Enda Kenny took the reins as Ireland's prime minister on Wednesday following a dramatic general election in the wake of an economic collapse.
Kenny, a 59-year-old former teacher, was elected by 117 votes to 27 by lawmakers in the Dail, or lower house of parliament, and will head a coalition government of his centre-right Fine Gael party and centre-left Labour.
He is the first Taoiseach, or prime minister, from Fine Gael since 1997 after the once-dominant Fianna Fail party was hammered by voters last month.
Top of the new government's list of priorities is a difficult renegotiation of an IMF-EU bailout package that Ireland was forced to accept last year after an economy once dubbed the "Celtic Tiger" slowed dramatically.
In his maiden speech, Kenny told lawmakers he was "very mindful of the task" ahead of him in rebuilding the economy.
"This current crisis is the darkest hour before the dawn," he said, adding that a "bright new day" had come.
"We do stand on the threshold of fundamental change, but there is equally another task, and that is the task of renewal," he said.
Fine Gael and Labour, led by Eamon Gilmore, have produced a 64-page "Government for National Recovery" programme aimed at tackling the debt-ridden eurozone country's economic crisis.
The government will have only a brief honeymoon as both coalition parties made renegotiation of the international bailout terms a key priority and they have little time to lose as they face their fellow eurozone leaders at a summit on Friday.
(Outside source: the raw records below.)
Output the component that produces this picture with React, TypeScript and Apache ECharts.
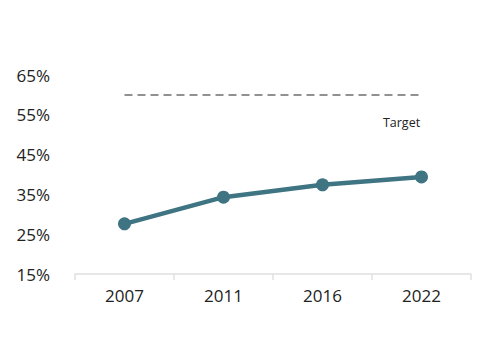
import React, { useEffect, useRef } from "react";
import * as echarts from "echarts";

const categories = ["2007", "2011", "2016", "2022"];
const shareValues = [27.6, 34.3, 37.4, 39.4];
const targetValues = [60, 60, 60, 60];
const yTicks = { min: 15, max: 65, interval: 10 };
const targetLabel = "Target";

export default function App() {
  const ref = useRef<HTMLDivElement>(null);
  useEffect(() => {
    if (!ref.current) return;
    const chart = echarts.init(ref.current, null, { renderer: "svg" });
    const lastIdx = targetValues.length - 1;
    chart.setOption({
      animation: false,
      textStyle: { fontFamily: "Open Sans" },
      grid: { left: 75, right: 26, top: 75, bottom: 85 },
      xAxis: {
        type: "category",
        data: categories,
        boundaryGap: true,
        axisLine: { lineStyle: { color: "#e0e0e0", width: 1.5 } },
        axisTick: { show: true, length: 6, lineStyle: { color: "#e0e0e0", width: 1.5 } },
        axisLabel: { color: "#222", fontSize: 17, margin: 13, fontFamily: "Open Sans" },
      },
      yAxis: {
        type: "value",
        min: yTicks.min,
        max: yTicks.max,
        interval: yTicks.interval,
        splitLine: { show: false },
        axisLine: { show: false },
        axisTick: { show: false },
        axisLabel: {
          color: "#222",
          fontSize: 17,
          margin: 25,
          fontFamily: "Open Sans",
          formatter: "{value}%",
        },
      },
      series: [
        {
          type: "line",
          data: targetValues,
          symbol: "none",
          lineStyle: { color: "#6e6e6e", width: 1.5, type: [8, 5] },
          markPoint: {
            symbol: "circle",
            symbolSize: 2,
            itemStyle: { color: "rgba(0,0,0,0)" },
            data: [
              {
                coord: [lastIdx, targetValues[lastIdx]],
                label: {
                  show: true,
                  formatter: targetLabel,
                  position: "inside",
                  color: "#222",
                  fontSize: 12.5,
                  fontFamily: "Open Sans",
                  offset: [-20, 28],
                },
              },
            ],
          },
        },
        {
          type: "line",
          data: shareValues,
          symbol: "circle",
          symbolSize: 13,
          itemStyle: { color: "#3f7482" },
          lineStyle: { color: "#3f7482", width: 4.5 },
        },
      ],
    });
    return () => chart.dispose();
  }, []);
  return (
    <div
      ref={ref}
      style={{ position: "fixed", left: 0, top: 0, width: 497, height: 359, background: "#fff" }}
    />
  );
}
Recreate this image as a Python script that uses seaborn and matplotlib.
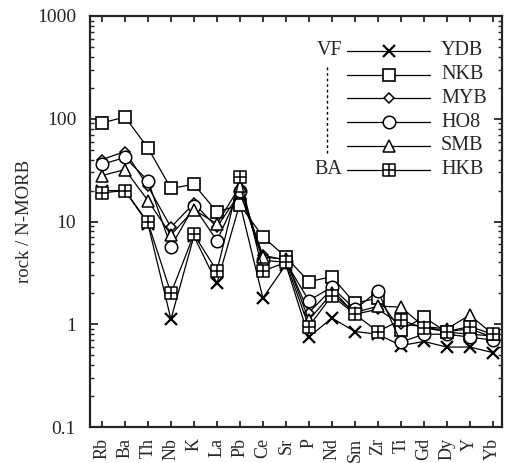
import numpy as np
import pandas as pd
import matplotlib
matplotlib.use("Agg")
import matplotlib.pyplot as plt
import matplotlib.ticker as mticker
from matplotlib.path import Path
import seaborn as sns

# Elements (N-MORB normalised spider diagram)
elements = ["Rb", "Ba", "Th", "Nb", "K", "La", "Pb", "Ce", "Sr",
            "P", "Nd", "Sm", "Zr", "Ti", "Gd", "Dy", "Y", "Yb"]

# rock / N-MORB values
ydb = [20, 20, 9.5, 1.12, 7.2, 2.5, 15, 1.8, 3.8,
       0.75, 1.15, 0.85, 0.8, 0.62, 0.68, 0.6, 0.6, 0.53]
nkb = [91, 104, 52, 21, 23, 12.4, 14.5, 7.1, 4.5,
       2.6, 2.9, 1.6, 1.8, 0.88, 1.17, 0.84, 0.8, 0.77]
myb = [40, 48, 22, 8.8, 15, 8.8, 19, 4.7, 4.2,
       1.3, 2.2, 1.25, 1.4, 1.0, 0.95, 0.85, 0.9, 0.75]
ho8 = [36, 42, 25, 5.7, 14, 6.5, 20, 4.2, 4.0,
       1.7, 2.3, 1.4, 2.1, 0.67, 0.8, 0.8, 0.75, 0.7]
smb = [28, 32, 16, 7.4, 13, 9.5, 22, 4.5, 4.3,
       1.1, 2.0, 1.3, 1.5, 1.47, 0.95, 0.9, 1.23, 0.8]
hkb = [19, 20, 9.8, 2.0, 7.5, 3.3, 27, 3.3, 4.0,
       0.95, 1.9, 1.25, 0.85, 1.1, 0.92, 0.85, 0.95, 0.8]

series_names = ["YDB", "NKB", "MYB", "HO8", "SMB", "HKB"]
series_vals = [ydb, nkb, myb, ho8, smb, hkb]

# square with a cross inside (boxplus marker)
boxplus = Path(
    [(-1, -1), (1, -1), (1, 1), (-1, 1), (-1, -1),
     (-1, 0), (1, 0), (0, -1), (0, 1)],
    [Path.MOVETO, Path.LINETO, Path.LINETO, Path.LINETO, Path.CLOSEPOLY,
     Path.MOVETO, Path.LINETO, Path.MOVETO, Path.LINETO]
)

styles = {
    "YDB": dict(marker="x", ms=9, mew=1.6),
    "NKB": dict(marker="s", ms=8.5, mew=1.2),
    "MYB": dict(marker="D", ms=5.5, mew=1.1),
    "HO8": dict(marker="o", ms=9, mew=1.1),
    "SMB": dict(marker="^", ms=8.5, mew=1.1),
    "HKB": dict(marker=boxplus, ms=8.5, mew=1.1),
}

df = pd.DataFrame({
    "x": np.tile(np.arange(len(elements)), len(series_names)),
    "value": np.concatenate(series_vals),
    "sample": np.repeat(series_names, len(elements)),
})

sns.set_style("ticks")
plt.rcParams["font.family"] = ["Liberation Serif", "DejaVu Serif"]

fig = plt.figure(figsize=(5.08, 4.63), dpi=100)
ax = fig.add_axes([90 / 508, 36 / 463, 412 / 508, 411 / 463])

for name in series_names:
    sub = df[df["sample"] == name]
    st = styles[name]
    sns.lineplot(
        data=sub, x="x", y="value", ax=ax,
        color="black", lw=0.9,
        marker=st["marker"], markersize=st["ms"], mew=st["mew"],
        mfc="white", mec="black", legend=False
    )

ax.set_yscale("log")
ax.set_ylim(0.1, 1000)
ax.set_xlim(-0.52, 17.4)
ax.set_xticks(np.arange(len(elements)))
ax.set_xticklabels(elements, rotation=90, fontsize=13)
ax.yaxis.set_major_locator(mticker.LogLocator(base=10, numticks=10))
ax.yaxis.set_minor_locator(mticker.LogLocator(base=10, subs=np.arange(2, 10), numticks=10))
ax.yaxis.set_major_formatter(mticker.FuncFormatter(lambda v, _: f"{v:g}"))
ax.yaxis.set_minor_formatter(mticker.NullFormatter())
ax.tick_params(axis="y", which="major", direction="in", length=6, width=1.3,
               right=True, labelsize=14, pad=10)
ax.tick_params(axis="y", which="minor", direction="in", length=3, width=1.0, right=True)
ax.tick_params(axis="x", which="major", direction="in", length=4.5, width=1.3,
               top=True, pad=8)
ax.set_xlabel("")
ax.set_ylabel("rock / N-MORB", fontsize=13.5, labelpad=3)
for sp in ax.spines.values():
    sp.set_linewidth(1.6)

# hand-built legend in the upper right
tr = ax.transAxes
y0, dy = 0.915, 0.0577
for i, name in enumerate(series_names):
    yy = y0 - i * dy
    st = styles[name]
    ax.plot([0.624, 0.825], [yy, yy], color="black", lw=0.9, transform=tr)
    ax.plot([0.726], [yy], transform=tr, ls="none", marker=st["marker"],
            ms=st["ms"], mew=st["mew"], mfc="white", mec="black")
    ax.text(0.852, yy, name, transform=tr, ha="left", va="center", fontsize=14.5)
ax.text(0.612, y0, "VF", transform=tr, ha="right", va="center", fontsize=14.5)
ax.text(0.612, y0 - 5 * dy, "BA", transform=tr, ha="right", va="center", fontsize=14.5)
ax.plot([0.575, 0.575], [0.876, 0.667], transform=tr, color="black",
        lw=1.0, ls=(0, (2, 2)))

fig.savefig("out.png", dpi=100)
The veteran Michael Noonan, a former leader of Fine Gael, is likely to be named finance minister.
With 76 seats for Fine Gael and 37 for Labour, the new coalition will have a huge majority in the 166-seat Dail.
The election redrew Ireland's political map as voters punished Fianna Fail, the party of outgoing premier Brian Cowen, which had dominated Irish politics for 80 years but was blamed for the disastrous economic situation.
Fianna Fail won just 20 seats, down from the 78 it took in 2007.
Its demise came after it agreed a bailout worth 85 billion euros ($115 billion) with the European Union and the International Monetary Fund last November, which many Irish see as a humiliation.
It made Ireland the second country in the 17-nation eurozone after Greece to accept emergency help.
Across the floor of the Dail, the new coalition will face a more radical hard-left opposition after Sinn Fein almost tripled its seats to 14, while its president Gerry Adams enters the republic's parliament for the first time.
Among 19 independents and other lawmakers elected is a united left alliance group.
The coalition programme pledges to achieve the three percent of gross domestic product target for the deficit by 2015.
In order to "enhance international credibility," the coalition will also stick to austerity targets for 2011-2012 set out in a four-year plan drawn up by the last government.
Ireland's budget deficit reached an alarming 32 percent of GDP after a state bailout of the country's banks, which had lent recklessly and fuelled an unsustainable property boom.
The coalition pledges to reform the much-derided finance ministry "by bringing in new leadership and skills to restore its capacity and credibility in financial and macroeconomic management."